2015 Steamroller Smackdown Champs!

August 13, 2015

20 of Seattle’s best creative teams. 1 steamroller. No Ctrl + Z.

Last week, we were thrilled and honored to win SVC’s 14th annual Steamroller Smackdown!

This event is no ordinary printing parlor. Here’s the skinny from the School of Visual Concepts, one of our fantastic hosts:

Crazy, creative artists. Indelible ink. Sharp instruments. And a 5-ton steamroller. If that’s not the perfect combination for fun, we don’t know what is. SVC and the South Lake Union Block Party co-present the Steamroller Smackdown, where teams of top artists and design firms from around the Northwest print the oversized posters they’ve designed and hand-carved with a steamroller instead of a printing press.

After 5 tons of pure printmakin’ power.

After 5 tons of pure printmakin’ power.

The competition’s theme this year was “Man vs. Machine.” In Seattle, this is certainly a hot topic! We were stoked to be in amazing company — and we were floored by the creativity around us.

Our piece, hanging with just a few of our clever neighbors.

We spent a lot of time brainstorming before we could even commit to one direction. The most important thing to us was to be relevant to our city, and to our own experiences as Seattelites. Here’s where we ended up!

Straight off the block!

Straight off the block!

It’s hard to talk about “Man vs. Machine” in this city without talking about Amazon.
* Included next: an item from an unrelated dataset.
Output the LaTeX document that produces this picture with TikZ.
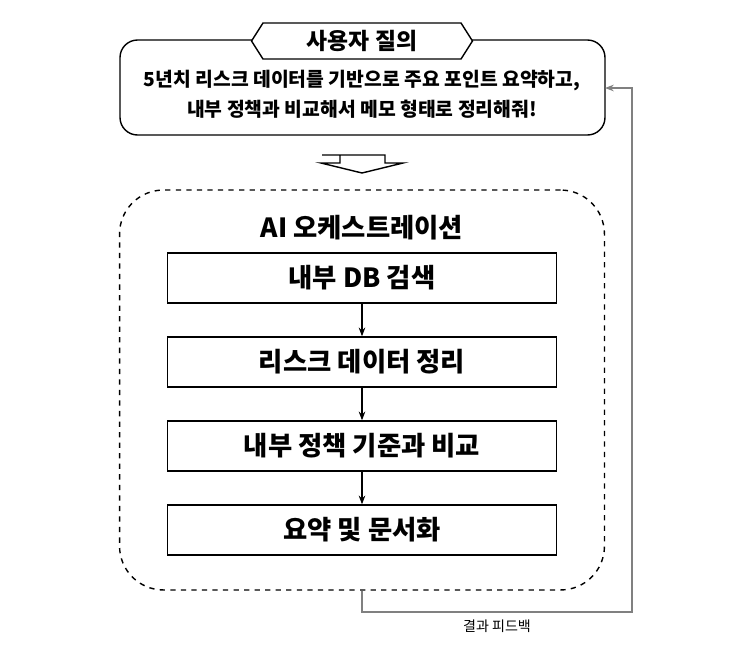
\documentclass[tikz,border=0pt]{standalone}
\usepackage{fontspec}
\setmainfont{Noto Sans CJK KR}
\usetikzlibrary{shapes.symbols,arrows.meta}
\begin{document}
\begin{tikzpicture}[x=0.02cm,y=-0.02cm,
    stepbox/.style ={draw, thick, minimum width=7.78cm, minimum height=1cm, font=\fontsize{15}{18}\selectfont\bfseries},
    flow/.style ={-{Stealth[length=5pt]}, semithick}]
   \useasboundingbox (0,0) rectangle (744,670);
   % question box
   \draw[thick,rounded corners=10] (120,40) rectangle (605,135);
   \node[signal, signal to=east and west, signal pointer angle=115, draw, thick, fill=white,
         minimum width=4.42cm, minimum height=0.72cm, font=\fontsize{13}{15}\selectfont\bfseries]
         (query) at (362,41) {사용자 질의};
   \node[align=center, font=\fontsize{11}{17}\selectfont\bfseries] (ask) at (362,94)
         {5년치 리스크 데이터를 기반으로 주요 포인트 요약하고,\\내부 정책과 비교해서 메모 형태로 정리해줘!};
   \draw[thick] (322,155) -- (385,155) -- (385,163) -- (403,163) -- (362,173) -- (321,163) -- (340,163) -- (340,155);
   % orchestration
   \node[draw, thick, dashed, rounded corners=25, minimum width=9.7cm, minimum height=8cm] (orch) at (362,390) {};
   \node[font=\fontsize{15}{18}\selectfont\bfseries] (title) at (362,228) {AI 오케스트레이션};
   \node[stepbox] (A) at (362,278) {내부 DB 검색};
   \node[stepbox] (B) at (362,362) {리스크 데이터 정리};
   \node[stepbox] (C) at (362,446) {내부 정책 기준과 비교};
   \node[stepbox] (D) at (362,530) {요약 및 문서화};

   \draw[flow] (A) to (B);
   \draw[flow] (B) to (C);
   \draw[flow] (C) to (D);
   % feedback
   \coordinate (back) at (605,88);
   \draw[flow, gray] (orch.south) -- (362,612) -- (632,612) -- (632,88) -- (back);
   \node[font=\fontsize{8}{10}\selectfont] (fb) at (497,626) {결과 피드백};
 \end{tikzpicture}
\end{document}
The company is a lightning rod in discussions about automation, development and gentrification; it’s hard to find a Seattleite without an opinion on how, and why, our city is changing.

While it’s easy to speak in one-liners about drones and South Lake Union condos — it’s a lot harder to approach the complex, personal, and conflicting aspects of our relationships with technology.
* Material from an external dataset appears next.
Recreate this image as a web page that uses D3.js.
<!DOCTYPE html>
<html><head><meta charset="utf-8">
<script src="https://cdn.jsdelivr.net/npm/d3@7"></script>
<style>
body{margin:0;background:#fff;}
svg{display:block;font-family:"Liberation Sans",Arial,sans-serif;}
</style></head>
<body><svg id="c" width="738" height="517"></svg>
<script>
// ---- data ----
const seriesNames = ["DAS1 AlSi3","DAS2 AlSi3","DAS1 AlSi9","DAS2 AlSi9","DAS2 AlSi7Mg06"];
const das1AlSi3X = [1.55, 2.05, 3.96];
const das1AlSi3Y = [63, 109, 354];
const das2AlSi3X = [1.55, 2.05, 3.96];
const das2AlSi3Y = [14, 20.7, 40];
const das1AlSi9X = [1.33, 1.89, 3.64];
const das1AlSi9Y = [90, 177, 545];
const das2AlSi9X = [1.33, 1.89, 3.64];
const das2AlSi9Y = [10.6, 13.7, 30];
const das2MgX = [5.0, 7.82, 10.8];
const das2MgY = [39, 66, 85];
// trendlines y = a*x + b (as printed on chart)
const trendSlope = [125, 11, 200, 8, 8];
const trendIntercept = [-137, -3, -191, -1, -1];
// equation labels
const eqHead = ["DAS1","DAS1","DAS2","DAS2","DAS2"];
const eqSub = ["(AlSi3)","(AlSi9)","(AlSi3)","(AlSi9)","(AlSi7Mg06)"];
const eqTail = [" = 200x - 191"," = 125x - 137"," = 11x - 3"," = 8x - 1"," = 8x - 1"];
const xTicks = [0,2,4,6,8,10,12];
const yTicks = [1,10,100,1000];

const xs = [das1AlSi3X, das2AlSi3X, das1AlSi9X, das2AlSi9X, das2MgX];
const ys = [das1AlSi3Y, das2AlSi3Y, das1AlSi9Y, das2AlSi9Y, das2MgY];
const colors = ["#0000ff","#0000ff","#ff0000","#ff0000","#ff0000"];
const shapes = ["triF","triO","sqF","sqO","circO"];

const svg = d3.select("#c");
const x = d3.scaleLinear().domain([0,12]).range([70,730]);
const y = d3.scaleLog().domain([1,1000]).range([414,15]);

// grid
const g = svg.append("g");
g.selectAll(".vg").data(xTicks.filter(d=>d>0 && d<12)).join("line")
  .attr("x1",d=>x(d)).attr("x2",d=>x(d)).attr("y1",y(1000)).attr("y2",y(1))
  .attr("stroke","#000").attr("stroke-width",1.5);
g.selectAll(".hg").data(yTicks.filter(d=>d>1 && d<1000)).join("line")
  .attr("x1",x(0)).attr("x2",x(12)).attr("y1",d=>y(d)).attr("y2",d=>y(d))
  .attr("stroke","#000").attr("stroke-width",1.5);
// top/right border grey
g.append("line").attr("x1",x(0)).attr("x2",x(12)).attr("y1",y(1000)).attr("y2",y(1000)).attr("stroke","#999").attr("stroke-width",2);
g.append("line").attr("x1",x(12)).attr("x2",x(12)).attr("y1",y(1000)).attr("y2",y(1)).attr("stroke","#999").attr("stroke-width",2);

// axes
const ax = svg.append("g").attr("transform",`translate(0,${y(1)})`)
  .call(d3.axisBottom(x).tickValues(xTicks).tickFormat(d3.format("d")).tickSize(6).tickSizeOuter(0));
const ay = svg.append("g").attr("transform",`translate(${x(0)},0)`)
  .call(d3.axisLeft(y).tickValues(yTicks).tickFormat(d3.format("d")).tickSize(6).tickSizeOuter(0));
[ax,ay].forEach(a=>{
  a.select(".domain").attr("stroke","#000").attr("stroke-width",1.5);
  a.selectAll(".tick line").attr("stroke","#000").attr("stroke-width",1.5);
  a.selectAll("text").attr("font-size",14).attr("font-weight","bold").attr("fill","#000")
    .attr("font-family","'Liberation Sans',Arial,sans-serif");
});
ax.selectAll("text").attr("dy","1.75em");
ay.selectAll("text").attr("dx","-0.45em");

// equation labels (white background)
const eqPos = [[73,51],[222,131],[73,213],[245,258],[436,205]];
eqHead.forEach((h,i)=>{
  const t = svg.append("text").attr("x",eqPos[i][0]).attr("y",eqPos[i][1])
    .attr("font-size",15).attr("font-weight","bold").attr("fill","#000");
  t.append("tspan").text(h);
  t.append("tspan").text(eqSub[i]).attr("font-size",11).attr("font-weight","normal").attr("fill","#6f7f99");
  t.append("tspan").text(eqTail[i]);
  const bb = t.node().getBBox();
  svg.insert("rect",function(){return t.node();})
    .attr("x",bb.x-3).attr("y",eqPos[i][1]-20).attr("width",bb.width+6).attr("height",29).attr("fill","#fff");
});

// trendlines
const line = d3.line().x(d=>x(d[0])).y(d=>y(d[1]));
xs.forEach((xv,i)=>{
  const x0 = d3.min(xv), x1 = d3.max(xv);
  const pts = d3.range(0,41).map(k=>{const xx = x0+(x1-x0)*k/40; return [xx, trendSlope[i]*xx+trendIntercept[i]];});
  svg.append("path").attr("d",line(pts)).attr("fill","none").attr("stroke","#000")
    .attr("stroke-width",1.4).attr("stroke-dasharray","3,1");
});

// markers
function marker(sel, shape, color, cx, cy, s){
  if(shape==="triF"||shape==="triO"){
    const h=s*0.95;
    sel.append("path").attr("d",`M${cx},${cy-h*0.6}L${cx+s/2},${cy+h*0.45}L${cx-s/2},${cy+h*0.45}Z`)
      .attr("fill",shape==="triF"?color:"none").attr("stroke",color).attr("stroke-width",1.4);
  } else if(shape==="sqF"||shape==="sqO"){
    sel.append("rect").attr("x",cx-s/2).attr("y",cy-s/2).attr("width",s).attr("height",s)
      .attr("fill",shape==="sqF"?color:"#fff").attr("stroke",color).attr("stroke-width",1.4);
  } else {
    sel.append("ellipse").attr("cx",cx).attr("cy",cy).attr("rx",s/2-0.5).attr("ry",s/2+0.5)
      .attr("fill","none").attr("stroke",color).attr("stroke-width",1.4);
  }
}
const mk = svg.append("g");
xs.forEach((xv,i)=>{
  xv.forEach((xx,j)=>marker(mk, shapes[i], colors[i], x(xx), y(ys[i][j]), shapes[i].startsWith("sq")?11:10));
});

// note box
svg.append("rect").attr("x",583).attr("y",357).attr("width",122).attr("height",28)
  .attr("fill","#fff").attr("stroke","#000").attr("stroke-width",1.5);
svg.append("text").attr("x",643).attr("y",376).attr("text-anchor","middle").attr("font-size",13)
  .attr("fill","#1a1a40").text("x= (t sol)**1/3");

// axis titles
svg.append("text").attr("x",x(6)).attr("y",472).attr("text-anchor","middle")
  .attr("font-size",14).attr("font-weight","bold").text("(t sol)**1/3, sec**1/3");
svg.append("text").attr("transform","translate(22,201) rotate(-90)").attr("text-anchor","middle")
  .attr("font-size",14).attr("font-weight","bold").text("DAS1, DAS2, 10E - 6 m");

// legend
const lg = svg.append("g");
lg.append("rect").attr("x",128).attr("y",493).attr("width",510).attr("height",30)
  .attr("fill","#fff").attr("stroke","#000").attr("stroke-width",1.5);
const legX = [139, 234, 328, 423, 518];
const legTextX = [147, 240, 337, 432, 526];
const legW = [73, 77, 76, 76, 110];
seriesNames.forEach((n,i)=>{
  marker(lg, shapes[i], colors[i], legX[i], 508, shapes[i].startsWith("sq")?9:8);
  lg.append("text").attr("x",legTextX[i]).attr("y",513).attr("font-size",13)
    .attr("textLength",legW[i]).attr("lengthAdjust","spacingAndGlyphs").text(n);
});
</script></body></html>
Lo-fi in a high-tech city.

Lo-fi in a high-tech city.

Our personal lives are influenced by Amazon in curious and intimate ways. It employs our neighbors, and delivers our groceries; it produces a moving TV show about a family exploring gender identity, and creates devices that come with a human voice and name. It allows us to draw entire books from the aether in the blink of an eye — and it allows us to automate toilet paper deliveries to our homes. Curious, indeed.

While these details may seem remarkable, they’re hardly unfamiliar. Amazon — a business which began as a purveyor of convenience — is now also a partner in whimsy, desire, and daily human needs. At this point, it’s much more our reflection than our opposite.
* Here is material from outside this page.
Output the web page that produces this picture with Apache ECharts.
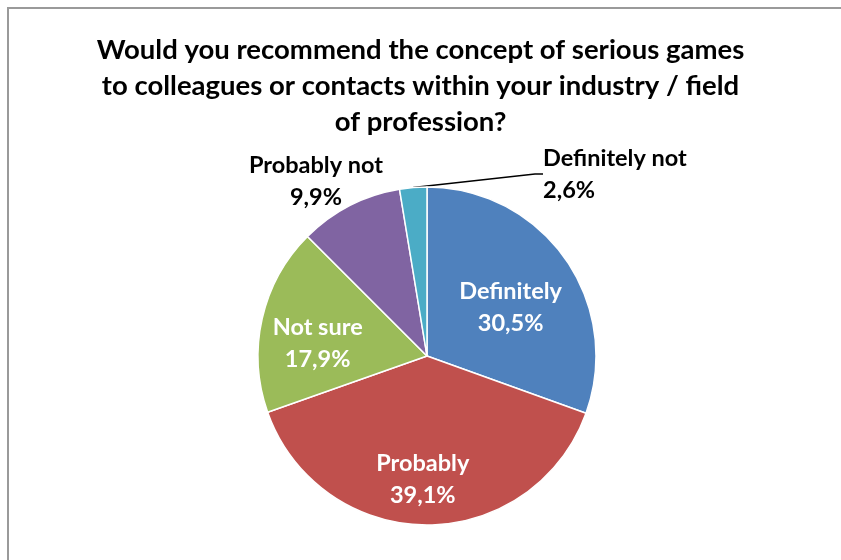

As we talked through our feelings — as complex as the topic at hand — we decided that we wanted to design a poster that was a vessel for this conversation, rather than a quip about it. Man and machine are more tangled than opposed in our city — and so our conversation must necessarily be larger.

Our poster!

Our poster!

A huge thanks to Larry Asher, Jenny Wilkson, Josh Lackey, and Leonard Garfield for an amazing event. We were so honored to be invited — and we can’t wait to get our hands inky again next year!